For three nights during the Mid-Autumn Festival, this normally quiet neighborhood in Hong Kong erupts into a frenzy. Crowds of spectators pack this tiny street to watch 300 men parade around a straw dragon adorned with 24,000 slow-burning incense sticks, while performers bang on drums and gongs.
It is organized chaos, thick with smoke and suspense. The dragon sucks you in, a whole greater than the sum of its parts, a legitimate time traveler.
In the 19th century, Tai Hang was a small village of Hakka farmers and fishers. The villagers were Han Chinese from the north who settled in Hong Kong long ago.
The fire dragon tradition emerged from local lore. In the autumn of 1880, a typhoon struck Tai Hang, followed by a plague. Perhaps lured by the smell of death, a hungry python entered the village to feast on livestock.
Grief-stricken villagers grasped for understanding. It had be a curse, a soothsayer told them. The snake must have been the spawn of the Dragon King.
To chase it off, villagers picked stalks of grass, bound them together into a dragon, and spiked it with incense. For three days and nights, they beat on drums, banged on gongs, and danced their pain away.

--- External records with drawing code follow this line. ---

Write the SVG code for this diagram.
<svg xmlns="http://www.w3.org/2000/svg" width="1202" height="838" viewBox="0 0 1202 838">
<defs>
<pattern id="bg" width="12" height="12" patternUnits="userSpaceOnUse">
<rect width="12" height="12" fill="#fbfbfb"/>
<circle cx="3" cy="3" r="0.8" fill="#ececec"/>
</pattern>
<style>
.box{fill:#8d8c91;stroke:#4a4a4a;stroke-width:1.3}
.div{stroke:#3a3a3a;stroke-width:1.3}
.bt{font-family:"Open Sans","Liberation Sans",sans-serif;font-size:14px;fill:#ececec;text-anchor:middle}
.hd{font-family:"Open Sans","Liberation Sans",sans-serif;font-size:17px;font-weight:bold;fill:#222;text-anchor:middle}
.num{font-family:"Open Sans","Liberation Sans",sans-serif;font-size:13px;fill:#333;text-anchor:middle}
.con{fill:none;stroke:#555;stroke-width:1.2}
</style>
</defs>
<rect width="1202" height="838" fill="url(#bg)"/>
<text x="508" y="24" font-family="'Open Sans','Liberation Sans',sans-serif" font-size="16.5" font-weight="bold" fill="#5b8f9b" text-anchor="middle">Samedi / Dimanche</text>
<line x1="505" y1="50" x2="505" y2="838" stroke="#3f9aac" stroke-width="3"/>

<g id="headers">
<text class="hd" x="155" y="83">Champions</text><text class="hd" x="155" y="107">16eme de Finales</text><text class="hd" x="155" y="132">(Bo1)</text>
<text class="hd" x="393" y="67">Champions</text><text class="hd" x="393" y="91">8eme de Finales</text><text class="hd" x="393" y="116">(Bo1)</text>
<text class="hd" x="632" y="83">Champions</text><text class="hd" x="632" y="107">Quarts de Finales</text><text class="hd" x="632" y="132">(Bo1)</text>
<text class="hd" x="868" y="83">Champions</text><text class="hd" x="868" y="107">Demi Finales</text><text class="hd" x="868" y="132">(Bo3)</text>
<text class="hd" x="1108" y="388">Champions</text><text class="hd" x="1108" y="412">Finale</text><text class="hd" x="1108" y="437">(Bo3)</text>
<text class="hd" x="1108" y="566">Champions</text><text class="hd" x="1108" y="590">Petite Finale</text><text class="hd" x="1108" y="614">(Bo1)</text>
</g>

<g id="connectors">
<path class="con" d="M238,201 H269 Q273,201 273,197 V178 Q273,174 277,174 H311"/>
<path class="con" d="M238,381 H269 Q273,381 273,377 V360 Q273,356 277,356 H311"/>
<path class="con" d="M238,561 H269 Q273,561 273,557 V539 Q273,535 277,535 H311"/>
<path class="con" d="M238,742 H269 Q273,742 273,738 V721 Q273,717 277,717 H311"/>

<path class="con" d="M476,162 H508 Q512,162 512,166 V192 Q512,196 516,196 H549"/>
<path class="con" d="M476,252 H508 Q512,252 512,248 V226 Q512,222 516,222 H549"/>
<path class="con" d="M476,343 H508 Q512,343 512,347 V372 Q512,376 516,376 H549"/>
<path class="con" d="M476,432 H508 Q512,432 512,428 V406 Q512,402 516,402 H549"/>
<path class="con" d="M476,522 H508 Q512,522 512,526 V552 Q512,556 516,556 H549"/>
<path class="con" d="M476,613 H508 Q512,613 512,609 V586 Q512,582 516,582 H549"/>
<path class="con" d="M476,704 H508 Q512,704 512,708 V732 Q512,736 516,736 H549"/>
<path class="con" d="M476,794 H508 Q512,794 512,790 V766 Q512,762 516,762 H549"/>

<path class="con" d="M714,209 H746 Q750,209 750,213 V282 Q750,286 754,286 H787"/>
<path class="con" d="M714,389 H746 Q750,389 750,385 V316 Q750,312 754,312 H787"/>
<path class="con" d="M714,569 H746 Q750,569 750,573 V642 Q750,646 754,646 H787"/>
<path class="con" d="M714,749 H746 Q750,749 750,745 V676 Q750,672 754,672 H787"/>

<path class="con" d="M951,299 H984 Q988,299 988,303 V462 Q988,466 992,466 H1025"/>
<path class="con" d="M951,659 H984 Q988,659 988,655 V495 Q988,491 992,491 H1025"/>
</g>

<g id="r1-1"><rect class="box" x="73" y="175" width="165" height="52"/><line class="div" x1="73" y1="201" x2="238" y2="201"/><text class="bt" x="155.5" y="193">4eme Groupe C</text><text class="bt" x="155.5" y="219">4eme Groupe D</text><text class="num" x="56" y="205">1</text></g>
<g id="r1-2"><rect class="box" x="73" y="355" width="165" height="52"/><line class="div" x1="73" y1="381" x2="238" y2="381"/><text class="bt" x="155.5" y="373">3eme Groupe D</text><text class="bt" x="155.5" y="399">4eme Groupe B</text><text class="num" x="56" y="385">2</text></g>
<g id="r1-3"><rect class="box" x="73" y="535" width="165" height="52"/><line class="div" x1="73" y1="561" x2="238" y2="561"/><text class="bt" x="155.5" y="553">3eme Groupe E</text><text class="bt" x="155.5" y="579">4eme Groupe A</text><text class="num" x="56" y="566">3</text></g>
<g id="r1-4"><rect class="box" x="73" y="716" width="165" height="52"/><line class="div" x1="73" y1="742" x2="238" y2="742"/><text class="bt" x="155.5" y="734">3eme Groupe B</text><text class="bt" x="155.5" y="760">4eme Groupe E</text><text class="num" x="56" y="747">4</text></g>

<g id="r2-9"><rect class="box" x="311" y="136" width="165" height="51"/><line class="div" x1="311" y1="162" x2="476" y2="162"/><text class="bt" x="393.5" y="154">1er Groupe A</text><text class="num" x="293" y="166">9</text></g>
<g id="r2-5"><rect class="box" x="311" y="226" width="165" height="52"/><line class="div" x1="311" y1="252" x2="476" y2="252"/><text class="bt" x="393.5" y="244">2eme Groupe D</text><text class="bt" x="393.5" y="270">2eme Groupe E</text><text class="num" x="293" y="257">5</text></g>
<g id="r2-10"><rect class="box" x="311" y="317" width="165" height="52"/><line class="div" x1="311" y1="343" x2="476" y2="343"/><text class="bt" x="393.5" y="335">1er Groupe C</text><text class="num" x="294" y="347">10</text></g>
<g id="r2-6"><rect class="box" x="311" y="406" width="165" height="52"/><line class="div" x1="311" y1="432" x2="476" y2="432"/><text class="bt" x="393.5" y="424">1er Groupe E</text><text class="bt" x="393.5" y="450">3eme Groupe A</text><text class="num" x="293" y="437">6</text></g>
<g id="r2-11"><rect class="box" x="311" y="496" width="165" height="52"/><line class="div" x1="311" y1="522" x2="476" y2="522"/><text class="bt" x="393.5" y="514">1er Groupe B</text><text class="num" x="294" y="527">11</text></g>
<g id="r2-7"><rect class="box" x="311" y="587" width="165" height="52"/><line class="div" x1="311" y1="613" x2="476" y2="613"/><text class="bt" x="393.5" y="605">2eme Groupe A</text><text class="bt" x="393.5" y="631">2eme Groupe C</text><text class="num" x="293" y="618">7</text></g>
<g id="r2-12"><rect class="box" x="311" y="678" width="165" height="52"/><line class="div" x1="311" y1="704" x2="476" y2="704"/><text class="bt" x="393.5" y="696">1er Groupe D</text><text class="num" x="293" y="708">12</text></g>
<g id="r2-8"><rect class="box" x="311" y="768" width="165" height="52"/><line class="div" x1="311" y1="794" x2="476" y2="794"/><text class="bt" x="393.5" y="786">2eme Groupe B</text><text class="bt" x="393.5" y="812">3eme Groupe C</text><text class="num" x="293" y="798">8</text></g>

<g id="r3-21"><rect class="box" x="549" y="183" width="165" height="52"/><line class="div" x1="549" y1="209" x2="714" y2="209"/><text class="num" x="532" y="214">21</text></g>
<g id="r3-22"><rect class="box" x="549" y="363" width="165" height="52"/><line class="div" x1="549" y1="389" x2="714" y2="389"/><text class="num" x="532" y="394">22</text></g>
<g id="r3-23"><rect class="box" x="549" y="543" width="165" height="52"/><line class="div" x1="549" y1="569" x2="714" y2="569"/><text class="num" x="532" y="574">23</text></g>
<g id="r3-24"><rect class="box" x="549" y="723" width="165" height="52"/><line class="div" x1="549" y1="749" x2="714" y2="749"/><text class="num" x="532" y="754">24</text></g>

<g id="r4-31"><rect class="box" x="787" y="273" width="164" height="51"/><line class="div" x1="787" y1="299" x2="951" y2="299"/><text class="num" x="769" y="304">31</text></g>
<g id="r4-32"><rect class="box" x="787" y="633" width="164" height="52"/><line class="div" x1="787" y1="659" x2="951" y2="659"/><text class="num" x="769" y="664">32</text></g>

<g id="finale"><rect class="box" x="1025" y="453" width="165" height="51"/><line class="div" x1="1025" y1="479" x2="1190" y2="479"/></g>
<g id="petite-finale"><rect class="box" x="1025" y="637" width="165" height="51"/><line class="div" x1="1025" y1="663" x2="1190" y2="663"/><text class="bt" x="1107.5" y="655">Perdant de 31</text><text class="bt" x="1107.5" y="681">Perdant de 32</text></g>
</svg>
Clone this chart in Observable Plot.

The tradition weathered the political turbulence and urbanization of the 20th century. Some say that the dragon, with its own annual demand to be higher, faster, and stronger, is responsible for Tai Hang’s soccer prowess. At the 1936 Berlin Olympics, except for two players, China’s team comprised all Tai Hang locals.
In the present day, the dragon continues to re-emerge each year in more or less the same form. On Ormsby Street, its handler prepares to lift the 100-pound head, his eyes bloodshot as the ash from incense sticks tightens onlookers’ chests.
When the chief supervisor indicates everything is good to go, the dragon’s 220-foot body is packed and loaded with thousands of slow-burning incense sticks. It will be reloaded at least two more times throughout the night.
The dragon’s head burns a fresh red as it winds its way up Ormsby Street. Old ash breaks from the tips of the smoldering incense as it chases two spinning orbs that it will never catch. From the outside, you see a fearsome and frightening creature, restless and rampaging. Then underneath, you see the men, heavy with the drain of keeping it alive.
At their limits, they grapple with something much bigger than themselves: a 139-year-old tradition.